Despite all the dreaming, the actual move itself was a blind leap of faith.
We knew that we couldn’t afford to remain in England if we were to give up our ‘career jobs’, so we did a quick Internet search of properties in West Wales – close enough to Bristol where my daughter was going to be living – and put an offer in on the first and only house we went to view.
There was just something about the inevitability of it, that made me believe that we were meant to move to the small village of Abergorlech on the edge of the Brechfa Forest on the banks of the Cothi River.
The plan was for me to move here full-time to renovate the cottage, whilst Paul remined doing his ‘proper job’ for at least 2 years.
But – as fate would have it – we moved into the same village as a couple who ran an Arborist Training and Tree Work Company (Proclimber) and they offered to take Paul on and train him.

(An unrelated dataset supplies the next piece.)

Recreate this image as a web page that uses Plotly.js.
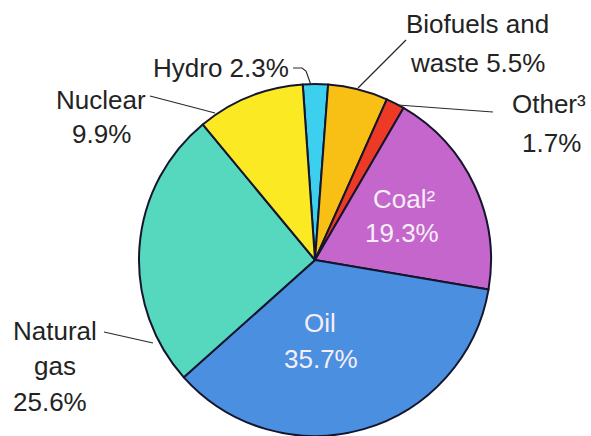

It was the start of a journey that made us both fall in love with trees and tree work…
Part of that journey was to see the ‘waste’ that often accompanies ‘tree work’.
Some clients want to retain larger pieces of wood for firewood; but very often people just want the ‘mess’ gotten rid of.
Unfortunately, this often means that perfectly useful wood is put through a large machine called a chipper that can then be sprayed back across the land or can be taken away ‘out of sight, out of mind’.
Perversely, this can then create a problem for the Tree Surgeons who can then struggle to find cost-effective ways of disposing of these vast quantities of chip.
Paul and I were astounded! Shocked! Dismayed!
All that wood going to ‘waste’…
We took it upon ourselves to try to make beautiful and useful things from this ‘waste’ material and it is from this that ‘gorlech’ was born.
Just a little imagination and a lot of hard work can turn something like this…
Into something like this…
I know that it’s a cliché, but it is incredibly satisfying.
Life may not be easy some days and we definitely won’t ever be rich, but there are no regrets.
When we started, we had a list of ‘success indicators’ pinned to the wall in the workshop that were to do with:
- spending much more time together (achieved)
- getting more satisfaction from our work (achieved); and
- feeling like we make a difference in the world
We still have a way to go on this last point but feel like we are now heading in the right direction.